> **Task statement**
Write out, word for word, the stretch of lines beginning at the one with "Give me the Chart.js source for this chart." and ending at the one with "Math.abs(v - 1e-3)", omitting the images.

> **Supplied information**
(begin)

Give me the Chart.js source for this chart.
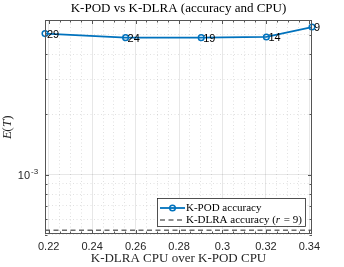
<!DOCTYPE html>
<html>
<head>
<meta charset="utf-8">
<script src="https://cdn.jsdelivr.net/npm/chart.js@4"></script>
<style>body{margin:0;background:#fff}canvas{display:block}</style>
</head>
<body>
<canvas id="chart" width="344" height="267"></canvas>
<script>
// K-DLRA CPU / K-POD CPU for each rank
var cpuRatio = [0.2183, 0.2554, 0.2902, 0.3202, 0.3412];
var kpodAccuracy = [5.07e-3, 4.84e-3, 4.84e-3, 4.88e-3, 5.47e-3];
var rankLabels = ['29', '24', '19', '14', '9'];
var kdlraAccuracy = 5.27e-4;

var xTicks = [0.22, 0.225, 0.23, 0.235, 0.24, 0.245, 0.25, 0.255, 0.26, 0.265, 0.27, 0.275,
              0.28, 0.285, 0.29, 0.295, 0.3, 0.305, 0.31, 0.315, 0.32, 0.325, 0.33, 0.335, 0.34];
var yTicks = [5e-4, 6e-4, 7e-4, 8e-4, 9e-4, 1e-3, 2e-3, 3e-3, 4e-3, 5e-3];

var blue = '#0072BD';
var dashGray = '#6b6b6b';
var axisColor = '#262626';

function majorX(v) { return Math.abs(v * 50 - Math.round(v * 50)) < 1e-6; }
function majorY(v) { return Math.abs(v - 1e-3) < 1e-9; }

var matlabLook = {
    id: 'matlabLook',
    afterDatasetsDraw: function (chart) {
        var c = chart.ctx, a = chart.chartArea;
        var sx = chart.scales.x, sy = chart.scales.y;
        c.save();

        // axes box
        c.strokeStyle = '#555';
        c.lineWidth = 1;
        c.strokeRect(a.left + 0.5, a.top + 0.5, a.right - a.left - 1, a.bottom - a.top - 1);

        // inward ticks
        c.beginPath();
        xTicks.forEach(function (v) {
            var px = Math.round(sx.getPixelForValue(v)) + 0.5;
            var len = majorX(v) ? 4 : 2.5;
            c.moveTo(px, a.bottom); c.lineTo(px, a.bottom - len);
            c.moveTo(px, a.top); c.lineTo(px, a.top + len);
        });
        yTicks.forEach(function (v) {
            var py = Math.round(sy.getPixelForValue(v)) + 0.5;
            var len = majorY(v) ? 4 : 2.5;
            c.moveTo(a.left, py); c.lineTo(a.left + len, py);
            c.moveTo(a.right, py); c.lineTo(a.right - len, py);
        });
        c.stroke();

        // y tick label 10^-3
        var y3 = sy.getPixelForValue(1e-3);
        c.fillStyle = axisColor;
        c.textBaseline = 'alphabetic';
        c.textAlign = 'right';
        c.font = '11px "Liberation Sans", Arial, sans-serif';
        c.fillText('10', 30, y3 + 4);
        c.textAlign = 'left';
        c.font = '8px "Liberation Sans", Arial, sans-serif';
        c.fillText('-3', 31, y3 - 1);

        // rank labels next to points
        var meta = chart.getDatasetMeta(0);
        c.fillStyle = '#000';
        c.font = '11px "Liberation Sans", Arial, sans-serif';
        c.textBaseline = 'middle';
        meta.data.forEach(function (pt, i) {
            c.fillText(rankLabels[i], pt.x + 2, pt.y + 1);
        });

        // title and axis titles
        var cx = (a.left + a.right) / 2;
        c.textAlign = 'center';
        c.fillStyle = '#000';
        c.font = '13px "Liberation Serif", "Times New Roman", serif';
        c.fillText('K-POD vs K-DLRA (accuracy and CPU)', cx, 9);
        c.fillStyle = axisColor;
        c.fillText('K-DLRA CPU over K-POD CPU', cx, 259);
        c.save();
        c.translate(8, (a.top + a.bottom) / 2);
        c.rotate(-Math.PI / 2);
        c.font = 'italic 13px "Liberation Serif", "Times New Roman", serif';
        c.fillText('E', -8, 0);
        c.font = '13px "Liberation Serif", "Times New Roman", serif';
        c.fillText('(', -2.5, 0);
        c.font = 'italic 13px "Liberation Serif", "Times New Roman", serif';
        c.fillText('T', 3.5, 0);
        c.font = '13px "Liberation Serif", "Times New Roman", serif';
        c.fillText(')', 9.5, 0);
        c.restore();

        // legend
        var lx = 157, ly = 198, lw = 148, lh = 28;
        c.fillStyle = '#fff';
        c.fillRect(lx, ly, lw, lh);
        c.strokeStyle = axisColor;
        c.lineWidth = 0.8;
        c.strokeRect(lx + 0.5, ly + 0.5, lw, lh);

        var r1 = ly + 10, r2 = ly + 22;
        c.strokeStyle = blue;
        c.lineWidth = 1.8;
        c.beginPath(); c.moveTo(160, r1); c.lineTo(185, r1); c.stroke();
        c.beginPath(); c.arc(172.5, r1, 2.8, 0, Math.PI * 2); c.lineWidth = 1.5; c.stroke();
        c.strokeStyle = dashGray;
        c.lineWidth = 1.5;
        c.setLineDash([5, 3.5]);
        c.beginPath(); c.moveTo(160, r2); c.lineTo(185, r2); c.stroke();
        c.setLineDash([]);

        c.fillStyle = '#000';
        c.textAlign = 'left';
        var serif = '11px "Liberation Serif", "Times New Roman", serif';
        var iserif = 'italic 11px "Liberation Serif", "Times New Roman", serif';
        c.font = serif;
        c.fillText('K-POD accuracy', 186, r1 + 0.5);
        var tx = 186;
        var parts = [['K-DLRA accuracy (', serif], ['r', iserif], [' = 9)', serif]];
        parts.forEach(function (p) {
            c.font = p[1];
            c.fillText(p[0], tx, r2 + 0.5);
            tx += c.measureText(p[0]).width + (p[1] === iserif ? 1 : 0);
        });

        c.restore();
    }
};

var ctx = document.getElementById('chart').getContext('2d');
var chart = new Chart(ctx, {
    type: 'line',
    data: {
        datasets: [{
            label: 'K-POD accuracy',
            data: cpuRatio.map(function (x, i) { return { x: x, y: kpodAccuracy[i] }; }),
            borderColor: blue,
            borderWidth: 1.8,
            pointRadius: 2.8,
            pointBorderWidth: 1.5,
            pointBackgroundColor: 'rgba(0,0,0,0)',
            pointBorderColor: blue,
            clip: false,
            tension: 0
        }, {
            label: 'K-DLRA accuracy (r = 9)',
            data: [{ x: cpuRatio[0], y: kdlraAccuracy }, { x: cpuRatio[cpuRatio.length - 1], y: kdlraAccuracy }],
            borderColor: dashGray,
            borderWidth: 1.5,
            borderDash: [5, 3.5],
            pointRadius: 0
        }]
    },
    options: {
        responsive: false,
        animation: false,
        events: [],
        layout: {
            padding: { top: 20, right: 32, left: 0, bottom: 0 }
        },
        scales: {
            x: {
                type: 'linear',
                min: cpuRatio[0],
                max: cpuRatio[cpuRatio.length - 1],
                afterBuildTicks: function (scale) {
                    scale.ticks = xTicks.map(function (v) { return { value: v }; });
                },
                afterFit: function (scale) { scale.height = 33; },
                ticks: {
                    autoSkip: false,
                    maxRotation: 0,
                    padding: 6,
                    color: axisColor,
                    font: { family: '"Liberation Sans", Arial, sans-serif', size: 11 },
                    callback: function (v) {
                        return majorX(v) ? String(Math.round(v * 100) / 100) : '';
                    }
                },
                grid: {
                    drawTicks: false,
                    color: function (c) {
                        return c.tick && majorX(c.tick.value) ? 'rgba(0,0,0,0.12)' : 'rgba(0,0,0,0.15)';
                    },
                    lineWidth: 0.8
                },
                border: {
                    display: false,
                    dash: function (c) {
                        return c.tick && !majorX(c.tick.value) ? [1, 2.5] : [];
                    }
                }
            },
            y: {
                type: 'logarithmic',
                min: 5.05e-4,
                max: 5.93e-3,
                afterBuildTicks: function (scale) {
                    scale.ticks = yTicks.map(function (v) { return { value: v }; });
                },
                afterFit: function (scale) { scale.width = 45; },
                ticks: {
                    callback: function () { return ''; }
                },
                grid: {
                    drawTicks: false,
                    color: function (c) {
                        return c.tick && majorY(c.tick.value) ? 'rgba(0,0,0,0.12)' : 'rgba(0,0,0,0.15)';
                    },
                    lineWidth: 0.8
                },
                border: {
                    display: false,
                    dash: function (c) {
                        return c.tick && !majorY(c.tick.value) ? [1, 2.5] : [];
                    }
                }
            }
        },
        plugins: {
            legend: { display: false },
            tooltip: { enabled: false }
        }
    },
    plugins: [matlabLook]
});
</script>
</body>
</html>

(end)
(begin)

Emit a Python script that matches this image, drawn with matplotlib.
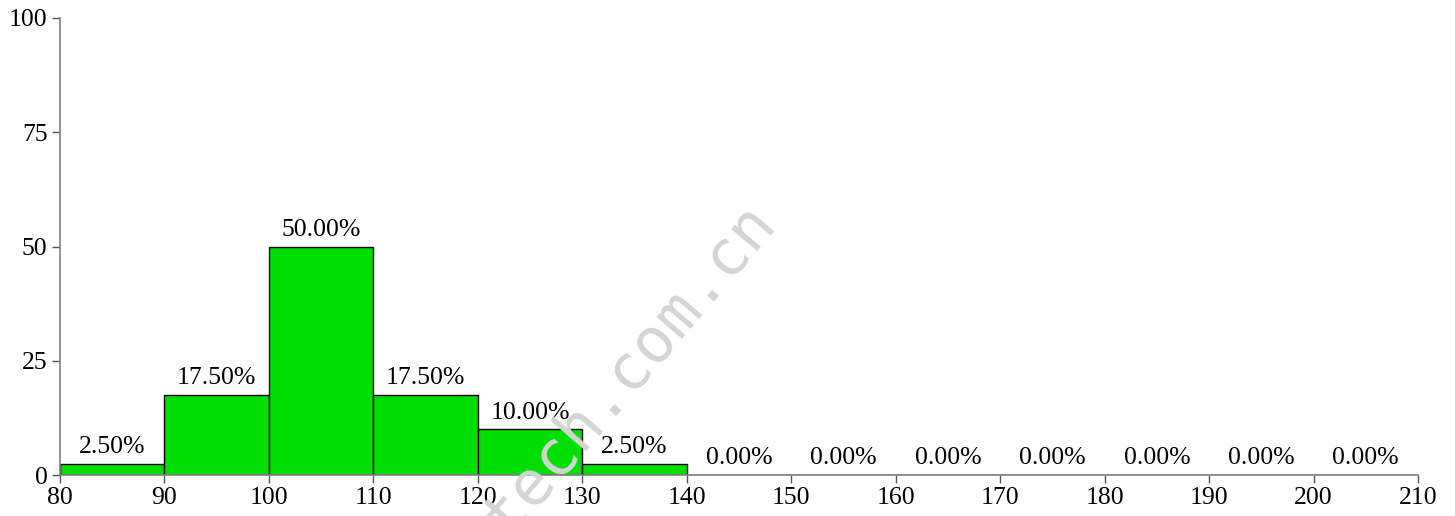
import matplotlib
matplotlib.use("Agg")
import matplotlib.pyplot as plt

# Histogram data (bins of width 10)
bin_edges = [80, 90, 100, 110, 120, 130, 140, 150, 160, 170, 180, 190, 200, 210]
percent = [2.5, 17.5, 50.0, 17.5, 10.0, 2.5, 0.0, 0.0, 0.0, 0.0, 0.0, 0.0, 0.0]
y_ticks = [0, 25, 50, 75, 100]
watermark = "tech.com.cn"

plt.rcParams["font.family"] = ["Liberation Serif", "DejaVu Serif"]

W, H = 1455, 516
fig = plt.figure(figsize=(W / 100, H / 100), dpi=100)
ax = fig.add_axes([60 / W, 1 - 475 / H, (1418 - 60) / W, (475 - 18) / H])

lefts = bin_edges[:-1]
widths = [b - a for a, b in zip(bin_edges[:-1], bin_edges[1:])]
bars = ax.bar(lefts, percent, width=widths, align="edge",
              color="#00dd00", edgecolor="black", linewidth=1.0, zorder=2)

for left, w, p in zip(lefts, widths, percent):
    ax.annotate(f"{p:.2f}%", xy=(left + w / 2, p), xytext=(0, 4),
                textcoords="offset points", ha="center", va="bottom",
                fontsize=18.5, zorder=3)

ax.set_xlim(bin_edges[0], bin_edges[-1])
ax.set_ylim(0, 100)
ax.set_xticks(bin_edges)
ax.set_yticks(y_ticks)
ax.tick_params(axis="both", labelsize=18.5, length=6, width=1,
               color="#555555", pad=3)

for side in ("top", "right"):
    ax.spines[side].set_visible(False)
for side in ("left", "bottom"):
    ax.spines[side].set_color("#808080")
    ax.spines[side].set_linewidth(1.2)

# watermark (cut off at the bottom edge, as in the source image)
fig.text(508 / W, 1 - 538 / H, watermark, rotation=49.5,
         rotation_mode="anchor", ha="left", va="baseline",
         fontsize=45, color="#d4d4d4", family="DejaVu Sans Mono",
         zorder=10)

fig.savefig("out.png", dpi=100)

(end)

> **The result**
Give me the Chart.js source for this chart.
<!DOCTYPE html>
<html>
<head>
<meta charset="utf-8">
<script src="https://cdn.jsdelivr.net/npm/chart.js@4"></script>
<style>body{margin:0;background:#fff}canvas{display:block}</style>
</head>
<body>
<canvas id="chart" width="344" height="267"></canvas>
<script>
// K-DLRA CPU / K-POD CPU for each rank
var cpuRatio = [0.2183, 0.2554, 0.2902, 0.3202, 0.3412];
var kpodAccuracy = [5.07e-3, 4.84e-3, 4.84e-3, 4.88e-3, 5.47e-3];
var rankLabels = ['29', '24', '19', '14', '9'];
var kdlraAccuracy = 5.27e-4;

var xTicks = [0.22, 0.225, 0.23, 0.235, 0.24, 0.245, 0.25, 0.255, 0.26, 0.265, 0.27, 0.275,
              0.28, 0.285, 0.29, 0.295, 0.3, 0.305, 0.31, 0.315, 0.32, 0.325, 0.33, 0.335, 0.34];
var yTicks = [5e-4, 6e-4, 7e-4, 8e-4, 9e-4, 1e-3, 2e-3, 3e-3, 4e-3, 5e-3];

var blue = '#0072BD';
var dashGray = '#6b6b6b';
var axisColor = '#262626';

function majorX(v) { return Math.abs(v * 50 - Math.round(v * 50)) < 1e-6; }
function majorY(v) { return Math.abs(v - 1e-3) < 1e-9; }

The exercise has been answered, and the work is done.